Il affecte une objectivité absolue dès le début, d’où la tournure au conditionnel, « voici ce que je dirais ». Les phrases courtes qui s’enchaînent donnent le sentiment que l'auteur répète sans avoir l'air de critiquer, sans commentaire. Montesquieu construit son raisonnement par juxtaposition de petits paragraphes incisifs avec recours systématique à l'antiphrase. Montesquieu use de l'ironie. Plusieurs phrases font la satire des esclavagistes L’expression « ces gens-là » s’oppose avec « des hommes ». L’auteur ironise sur les arguments des esclavagistes, notamment en mettant en avant l'absence de lien logique lorsqu'ils évoquent la forme du nez d'un homme de couleur et le fait de les plaindre : « ils ont le nez si écrasé qu'il est presque impossible de les plaindre. » Montesquieu donne comme une évidence des idées manifestement fausses. La répétition de la tournure « il est impossible » donne l'impression que tout le monde est d'accord.
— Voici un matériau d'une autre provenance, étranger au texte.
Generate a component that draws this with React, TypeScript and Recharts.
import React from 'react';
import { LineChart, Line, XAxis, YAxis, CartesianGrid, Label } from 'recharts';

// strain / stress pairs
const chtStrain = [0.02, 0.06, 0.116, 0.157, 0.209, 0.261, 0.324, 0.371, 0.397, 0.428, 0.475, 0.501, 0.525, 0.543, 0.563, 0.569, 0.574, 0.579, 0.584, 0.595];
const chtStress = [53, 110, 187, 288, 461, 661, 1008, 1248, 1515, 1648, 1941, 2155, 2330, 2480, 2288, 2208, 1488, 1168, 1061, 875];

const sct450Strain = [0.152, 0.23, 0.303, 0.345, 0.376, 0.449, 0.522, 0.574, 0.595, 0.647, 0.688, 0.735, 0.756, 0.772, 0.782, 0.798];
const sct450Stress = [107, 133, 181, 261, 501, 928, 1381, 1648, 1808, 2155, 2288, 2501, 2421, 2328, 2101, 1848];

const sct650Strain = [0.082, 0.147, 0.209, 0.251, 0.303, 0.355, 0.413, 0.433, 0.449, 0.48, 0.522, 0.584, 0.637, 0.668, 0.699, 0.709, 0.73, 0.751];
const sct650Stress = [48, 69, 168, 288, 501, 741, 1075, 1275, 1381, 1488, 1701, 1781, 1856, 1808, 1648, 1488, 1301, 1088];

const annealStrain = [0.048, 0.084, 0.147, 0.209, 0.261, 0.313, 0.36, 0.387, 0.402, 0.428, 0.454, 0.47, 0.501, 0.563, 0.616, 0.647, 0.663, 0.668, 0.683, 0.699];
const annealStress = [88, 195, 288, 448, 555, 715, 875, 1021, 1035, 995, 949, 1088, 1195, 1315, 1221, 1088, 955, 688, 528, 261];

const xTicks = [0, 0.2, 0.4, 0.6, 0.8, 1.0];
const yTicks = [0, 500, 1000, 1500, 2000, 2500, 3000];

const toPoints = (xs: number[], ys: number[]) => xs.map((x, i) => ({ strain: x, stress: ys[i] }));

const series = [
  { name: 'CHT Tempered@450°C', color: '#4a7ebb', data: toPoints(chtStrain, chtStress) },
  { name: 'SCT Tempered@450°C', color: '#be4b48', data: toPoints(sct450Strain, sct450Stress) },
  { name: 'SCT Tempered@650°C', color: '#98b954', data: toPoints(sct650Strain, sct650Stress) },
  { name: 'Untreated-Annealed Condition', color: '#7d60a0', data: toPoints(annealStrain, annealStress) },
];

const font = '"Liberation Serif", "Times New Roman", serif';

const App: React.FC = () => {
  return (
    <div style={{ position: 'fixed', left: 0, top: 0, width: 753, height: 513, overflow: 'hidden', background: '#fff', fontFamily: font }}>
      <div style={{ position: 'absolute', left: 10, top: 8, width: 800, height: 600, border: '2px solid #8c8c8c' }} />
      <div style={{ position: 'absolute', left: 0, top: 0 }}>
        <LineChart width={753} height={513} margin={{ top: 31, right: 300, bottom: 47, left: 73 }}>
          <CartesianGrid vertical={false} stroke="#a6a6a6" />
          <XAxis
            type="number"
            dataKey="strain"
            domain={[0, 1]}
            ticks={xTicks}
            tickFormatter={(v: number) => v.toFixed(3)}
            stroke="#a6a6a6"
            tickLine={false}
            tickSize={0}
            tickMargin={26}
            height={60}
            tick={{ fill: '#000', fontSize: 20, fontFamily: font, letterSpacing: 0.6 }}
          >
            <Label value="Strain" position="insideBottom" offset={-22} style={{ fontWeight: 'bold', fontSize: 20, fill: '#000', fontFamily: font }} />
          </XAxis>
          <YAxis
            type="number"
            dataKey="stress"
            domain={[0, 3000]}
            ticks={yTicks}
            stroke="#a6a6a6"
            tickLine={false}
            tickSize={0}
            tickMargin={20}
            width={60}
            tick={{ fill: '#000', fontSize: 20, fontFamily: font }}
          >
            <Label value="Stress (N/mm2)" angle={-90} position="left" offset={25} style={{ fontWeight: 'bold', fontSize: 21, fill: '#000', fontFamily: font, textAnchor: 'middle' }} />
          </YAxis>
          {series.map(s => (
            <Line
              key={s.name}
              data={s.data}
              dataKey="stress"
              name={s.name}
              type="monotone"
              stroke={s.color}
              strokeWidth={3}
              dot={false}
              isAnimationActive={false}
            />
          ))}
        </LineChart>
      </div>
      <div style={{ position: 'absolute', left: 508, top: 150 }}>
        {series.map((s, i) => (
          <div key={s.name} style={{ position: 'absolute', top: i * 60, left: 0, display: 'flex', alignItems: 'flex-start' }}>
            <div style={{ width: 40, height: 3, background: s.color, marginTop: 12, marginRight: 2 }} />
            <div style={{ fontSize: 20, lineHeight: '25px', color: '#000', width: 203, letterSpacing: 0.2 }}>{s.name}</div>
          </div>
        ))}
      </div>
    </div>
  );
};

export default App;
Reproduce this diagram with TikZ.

Le ton évolue entre le début et la fin du texte, l'ironie est de plus en plus insistante et la sottise des esclavagistes de plus en plus évidente. Les phrases deviennent de plus en plus longues et complexes et le ton de plus en plus éloquent : « il est si naturel de penser ... » L'amertume et l'indignation vont croissant ; à la fin, Montesquieu met en question les fondements des gouvernements d'Europe, « les nations policées », la religion et la monarchie : « si nous les supposions des hommes [...] on commencerait à̀ croire que nous ne sommes pas nous-mêmes chrétiens. » Il se moque de leurs « conventions inutiles » ou « de petits esprits » ou « une si grande conséquence » (expression répétée). Montesquieu caricature ainsi les arguments des esclavagistes en raisonnant par l’absurde.

Dans les deux derniers paragraphes où la conclusion apparente « il est impossible que nous supposions que ces gens-là soient des hommes » s'oppose à la conclusion réelle : « si elle était telle qu'ils le disent [...]pitié́ ? » Le texte finit même par une phrase interrogative laissant ainsi ouverte la réflexion des lecteurs et lectrices qui sont ainsi amenés à tirer leur propre conclusion.

Conclusion

Ainsi, le texte qui se présente comme un plaidoyer est en réalité un réquisitoire. La progression dans l'indignation suit le rythme de la logique. Les arguments des esclavagistes se réfutent entre eux et le raisonnement se fait par l'absurde. Ce texte n’est pas sans rappeler le chapitre de Candide de Voltaire dans lequel celui-ci donne la parole au « Nègre de Surinam » et les violences dont il a été victime. La dénonciation de l’esclavage repose ainsi sur les valeurs que portent les philosophes des Lumières qui revendiquent l’égalité entre les êtres humains.